Is ‘Grease’ the most polarizing pop culture phenomenon ever?

In 2011 when Slash spoke to Entertainment Weekly about why he wouldn't allow Glee to cover Guns N' Roses' catalog, he said something that has stuck with me: “Glee is worse than Grease and Grease is bad enough.”

At that point Grease was almost 35 years old. It enjoyed a renaissance with a theatrical re-release in the late '90s, but it's not like Grease was begging to be invoked in Slash's takedown of Ryan Murphy's Fox show. Certainly it's a movie about peppy high schoolers who break into song, but how could a few tunes about summer lovin' and greased lightning have haunted Slash so?

Grease Live!, a live Fox musical version of that John Travolta/Olivia Newton-John classic, is coming to charm off our bobby socks this Sunday. Aaron Tveit and Julianne Hough take over for Travolta and Newton-John in the lead roles while Carly Rae Jepsen plays beauty school dropout Frenchie and Vanessa Hudgens smirks it up as Rizzo. While Slash most likely won't be watching, it's kind of bizarre to think he'd have an opinion about it in the first place.

But then I remembered something: Grease is the first musical that was too popular to be ignored by even non-fans of musicals. You'll never hear rock stars grousing about Oliver! or My Fair Lady or Jesus Christ SuperstarGrease was the fourth highest-grossing movie of the 1970s and the only musical in the decade-end top 20, and that means it's beloved among a lot of people — and at least acknowledged by a whole bunch of bystanders.

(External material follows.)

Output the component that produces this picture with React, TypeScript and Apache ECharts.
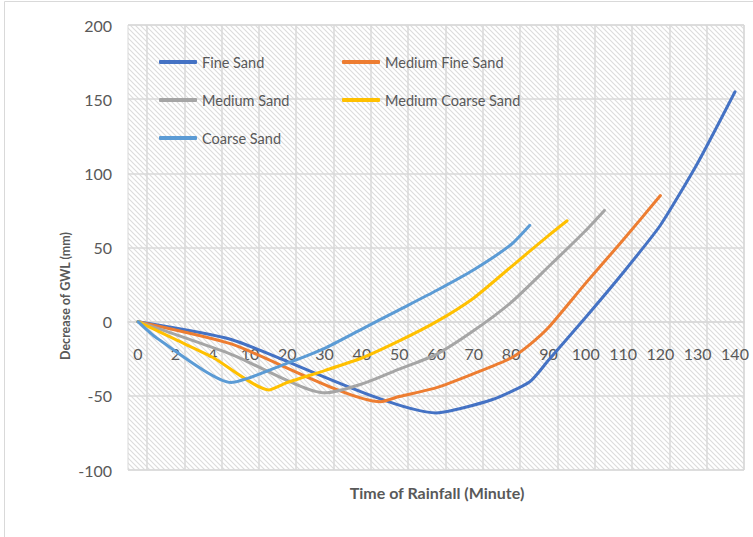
import React, { useEffect, useRef } from "react";
import * as echarts from "echarts";

// Category tick labels (Time of Rainfall, minutes), evenly spaced slots 0..16
const xTickLabels = ["0", "2", "4", "10", "20", "30", "40", "50", "60", "70", "80", "90", "100", "110", "120", "130", "140"];
const seriesNames = ["Fine Sand", "Medium Fine Sand", "Medium Sand", "Medium Coarse Sand", "Coarse Sand"];
const seriesColors = ["#4472C4", "#ED7D31", "#A5A5A5", "#FFC000", "#5B9BD5"];

// [slot position, decrease of GWL (mm)]
const fineSand = [[0, 0], [2.5, -12], [8, -61.5], [9.5, -52.5], [10.5, -40.5], [11, -26], [12, 3], [13, 33], [14, 65], [15, 107], [16, 155]];
const mediumFineSand = [[0, 0], [2.5, -15], [6.5, -54], [7, -50.5], [8, -44.5], [9, -35], [10, -24.5], [10.5, -15.5], [11, -4], [12, 26], [13, 55], [14, 85]];
const mediumSand = [[0, 0], [2.5, -22], [5, -48], [6, -42], [7, -32], [8, -22], [9, -6], [10, 13], [11, 37], [12, 61.5], [12.5, 75]];
const mediumCoarseSand = [[0, 0], [1, -12], [2, -24], [3.5, -46], [4, -41], [5, -33], [6, -24.5], [7, -13], [8, 0], [9, 16], [10, 37], [11, 58], [11.5, 68]];
const coarseSand = [[0, 0], [0.5, -11], [2.5, -41], [4, -28], [5, -18], [6, -5], [7, 8], [8, 21], [9, 35], [10, 52], [10.5, 65]];

const allSeries = [fineSand, mediumFineSand, mediumSand, mediumCoarseSand, coarseSand];

const yMin = -100;
const yMax = 200;
const yStep = 50;

const FONT = "Lato, 'Liberation Sans', sans-serif";
const TEXT = "#595959";
const GRID = "#d9d9d9";

export default function App() {
  const ref = useRef<HTMLDivElement>(null);

  useEffect(() => {
    if (!ref.current) return;
    const chart = echarts.init(ref.current, null, { renderer: "svg" });

    const xMin = -0.268;
    const xMax = 16.241;
    const labelValues = xTickLabels.map((_, i) => i);
    const gridValues = xTickLabels.map((_, i) => i + 0.241);

    const hatchSvg =
      '<svg xmlns="http://www.w3.org/2000/svg" width="5" height="5">' +
      '<rect width="5" height="5" fill="#ffffff"/>' +
      '<path d="M0 0L5 5M-1 4L1 6M4 -1L6 1" stroke="#dcdcdc" stroke-width="1.1"/></svg>';
    const hatchUrl = "data:image/svg+xml;charset=utf-8," + encodeURIComponent(hatchSvg);

    const legendCommon = {
      orient: "vertical",
      top: 52,
      padding: 0,
      itemWidth: 38,
      itemHeight: 4,
      itemGap: 18,
      icon: "roundRect",
      textStyle: { fontFamily: FONT, fontSize: 14.5, lineHeight: 20, color: TEXT },
    };

    chart.setOption({
      animation: false,
      grid: {
        left: 128,
        right: 9,
        top: 25,
        bottom: 67,
        show: true,
        borderColor: GRID,
        borderWidth: 1,
        backgroundColor: { image: hatchUrl, repeat: "repeat", imageWidth: 5, imageHeight: 5 },
      },
      legend: [
        { ...legendCommon, left: 159, data: [seriesNames[0], seriesNames[2], seriesNames[4]] },
        { ...legendCommon, left: 342, data: [seriesNames[1], seriesNames[3]] },
      ],
      xAxis: {
        type: "value",
        min: xMin,
        max: xMax,
        position: "bottom",
        offset: -148,
        axisLine: { show: true, onZero: false, lineStyle: { color: GRID, width: 1.5 } },
        axisTick: { show: false, customValues: gridValues },
        splitLine: { show: true, lineStyle: { color: GRID, width: 1.5 } },
        axisLabel: {
          customValues: labelValues,
          formatter: (v: number) => xTickLabels[Math.round(v)] ?? "",
          margin: 23,
          fontFamily: FONT,
          fontSize: 16,
          color: TEXT,
        },
      },
      yAxis: {
        type: "value",
        min: yMin,
        max: yMax,
        interval: yStep,
        axisLine: { show: false },
        axisTick: { show: false },
        splitLine: { show: true, lineStyle: { color: GRID, width: 1.5 } },
        axisLabel: { margin: 16, fontFamily: FONT, fontSize: 16, color: TEXT },
      },
      series: allSeries.map((d, i) => ({
        name: seriesNames[i],
        type: "line",
        data: d,
        smooth: 0.2,
        symbol: "none",
        showSymbol: false,
        color: seriesColors[i],
        lineStyle: { width: 3, color: seriesColors[i], cap: "round", join: "round" },
        emphasis: { disabled: true },
      })),
      graphic: [
        {
          type: "rect",
          silent: true,
          z: -10,
          shape: { x: 4.5, y: 1.5, width: 800, height: 600 },
          style: { fill: "none", stroke: GRID, lineWidth: 1 },
        },
        {
          type: "text",
          x: 65,
          y: 296,
          rotation: Math.PI / 2,
          style: {
            text: "Decrease of GWL (mm)",
            fill: TEXT,
            font: "bold 12.5px " + FONT,
            align: "center",
            verticalAlign: "middle",
            textAlign: "center",
            textVerticalAlign: "middle",
          },
        },
        {
          type: "text",
          x: 437,
          y: 492,
          style: {
            text: "Time of Rainfall (Minute)",
            fill: TEXT,
            font: "bold 16px " + FONT,
            align: "center",
            verticalAlign: "middle",
            textAlign: "center",
            textVerticalAlign: "middle",
          },
        },
      ],
    });

    return () => chart.dispose();
  }, []);

  return (
    <div
      ref={ref}
      style={{ position: "fixed", left: 0, top: 0, width: 753, height: 537, background: "#ffffff" }}
    />
  );
}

I think the most irritating thing about Grease to male non-fans — aside from the determined, self-consciously campy effervescence and Disney-level vigor of the whole thing — is how the tough guy characters vacillate between macho posing and goofy hand-jiving. It's a big fakeout: Travolta and the late Jeff Conaway (as Kenickie) are playing the types of swaggering dudes who've endeared macho audiences in movies like Fast Times at Ridgemont High, Porky's or American Graffiti, but here they routinely forsake their cool cred for what amounts to dorky showboating. They undermine their own greaser stoicism at every turn, which makes their performances kind of subversive (or, to non-fans, unnerving) in their vaudevillian blatantness. 

Meanwhile, it's easy to see why fans are obsessed. I would argue there are no catchier songs in musical history than “Summer Nights” and “You're the One That I Want.” I dare you to listen to “Summer Nights” right now. You will absolutely be humming it for the next week, if not month. It is a “Macarena”-type earworm of Kidz Bop sauciness. The way Grease is aware of its silliness at every turn — marked by the climactic car trip into the sky at the movie's end — is an additional endorphin burst for fans coasting on its pure ebullience. Grease is proof that at our most uninhibited, we might just be happily insufferable teenagers. And however you feel about that determines your feelings on the drama at Rydell High.